__DATA__.

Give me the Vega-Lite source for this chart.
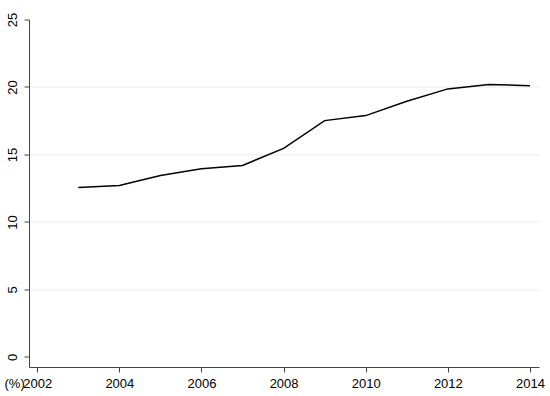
{
  "$schema": "https://vega.github.io/schema/vega-lite/v6.json",
  "autosize": "none",
  "width": 510,
  "height": 347.5,
  "padding": {"left": 29, "top": 19.5, "right": 11, "bottom": 29},
  "background": "white",
  "config": {
    "view": {"stroke": null},
    "font": "Liberation Sans",
    "axis": {
      "labelFont": "Liberation Sans",
      "titleFont": "Liberation Sans",
      "labelFontSize": 13,
      "titleFontSize": 13,
      "labelColor": "#000",
      "titleColor": "#000",
      "titleFontWeight": "normal",
      "domainColor": "#444",
      "tickColor": "#444",
      "domainWidth": 1,
      "tickWidth": 1,
      "tickSize": 5
    }
  },
  "data": {
    "values": [
      {"year": 2003, "value": 12.56},
      {"year": 2004, "value": 12.71},
      {"year": 2005, "value": 13.45},
      {"year": 2006, "value": 13.95},
      {"year": 2007, "value": 14.19},
      {"year": 2008, "value": 15.45},
      {"year": 2009, "value": 17.51},
      {"year": 2010, "value": 17.88},
      {"year": 2011, "value": 18.94},
      {"year": 2012, "value": 19.86},
      {"year": 2013, "value": 20.18},
      {"year": 2014, "value": 20.1}
    ]
  },
  "mark": {"type": "line", "color": "#000", "strokeWidth": 1.5},
  "encoding": {
    "x": {
      "field": "year",
      "type": "quantitative",
      "scale": {"domain": [2001.8, 2014.22], "nice": false, "zero": false},
      "axis": {
        "values": [2002, 2004, 2006, 2008, 2010, 2012, 2014],
        "format": "d",
        "grid": false,
        "labelBaseline": "alphabetic",
        "labelPadding": 15,
        "labelFlush": false,
        "title": "(%)",
        "titleX": -25,
        "titleY": 20,
        "titleAlign": "left",
        "titleBaseline": "alphabetic",
        "titleAnchor": "start"
      }
    },
    "y": {
      "field": "value",
      "type": "quantitative",
      "scale": {"domain": [-0.741, 25], "nice": false, "zero": false},
      "axis": {
        "values": [0, 5, 10, 15, 20, 25],
        "title": null,
        "labelAngle": -90,
        "labelAlign": "center",
        "labelBaseline": "alphabetic",
        "labelPadding": 8,
        "labelFlush": false,
        "grid": true,
        "gridColor": "#e6eef0",
        "gridWidth": 1,
        "gridOpacity": {"condition": {"test": "datum.value == 0 || datum.value == 25", "value": 0}, "value": 1}
      }
    }
  }
}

__WHAT TO DO__. Retype the whole listing exactly and leave the pictures out.

__ANSWER TO THIS TASK__.
Give me the Vega-Lite source for this chart.
{
  "$schema": "https://vega.github.io/schema/vega-lite/v6.json",
  "autosize": "none",
  "width": 510,
  "height": 347.5,
  "padding": {"left": 29, "top": 19.5, "right": 11, "bottom": 29},
  "background": "white",
  "config": {
    "view": {"stroke": null},
    "font": "Liberation Sans",
    "axis": {
      "labelFont": "Liberation Sans",
      "titleFont": "Liberation Sans",
      "labelFontSize": 13,
      "titleFontSize": 13,
      "labelColor": "#000",
      "titleColor": "#000",
      "titleFontWeight": "normal",
      "domainColor": "#444",
      "tickColor": "#444",
      "domainWidth": 1,
      "tickWidth": 1,
      "tickSize": 5
    }
  },
  "data": {
    "values": [
      {"year": 2003, "value": 12.56},
      {"year": 2004, "value": 12.71},
      {"year": 2005, "value": 13.45},
      {"year": 2006, "value": 13.95},
      {"year": 2007, "value": 14.19},
      {"year": 2008, "value": 15.45},
      {"year": 2009, "value": 17.51},
      {"year": 2010, "value": 17.88},
      {"year": 2011, "value": 18.94},
      {"year": 2012, "value": 19.86},
      {"year": 2013, "value": 20.18},
      {"year": 2014, "value": 20.1}
    ]
  },
  "mark": {"type": "line", "color": "#000", "strokeWidth": 1.5},
  "encoding": {
    "x": {
      "field": "year",
      "type": "quantitative",
      "scale": {"domain": [2001.8, 2014.22], "nice": false, "zero": false},
      "axis": {
        "values": [2002, 2004, 2006, 2008, 2010, 2012, 2014],
        "format": "d",
        "grid": false,
        "labelBaseline": "alphabetic",
        "labelPadding": 15,
        "labelFlush": false,
        "title": "(%)",
        "titleX": -25,
        "titleY": 20,
        "titleAlign": "left",
        "titleBaseline": "alphabetic",
        "titleAnchor": "start"
      }
    },
    "y": {
      "field": "value",
      "type": "quantitative",
      "scale": {"domain": [-0.741, 25], "nice": false, "zero": false},
      "axis": {
        "values": [0, 5, 10, 15, 20, 25],
        "title": null,
        "labelAngle": -90,
        "labelAlign": "center",
        "labelBaseline": "alphabetic",
        "labelPadding": 8,
        "labelFlush": false,
        "grid": true,
        "gridColor": "#e6eef0",
        "gridWidth": 1,
        "gridOpacity": {"condition": {"test": "datum.value == 0 || datum.value == 25", "value": 0}, "value": 1}
      }
    }
  }
}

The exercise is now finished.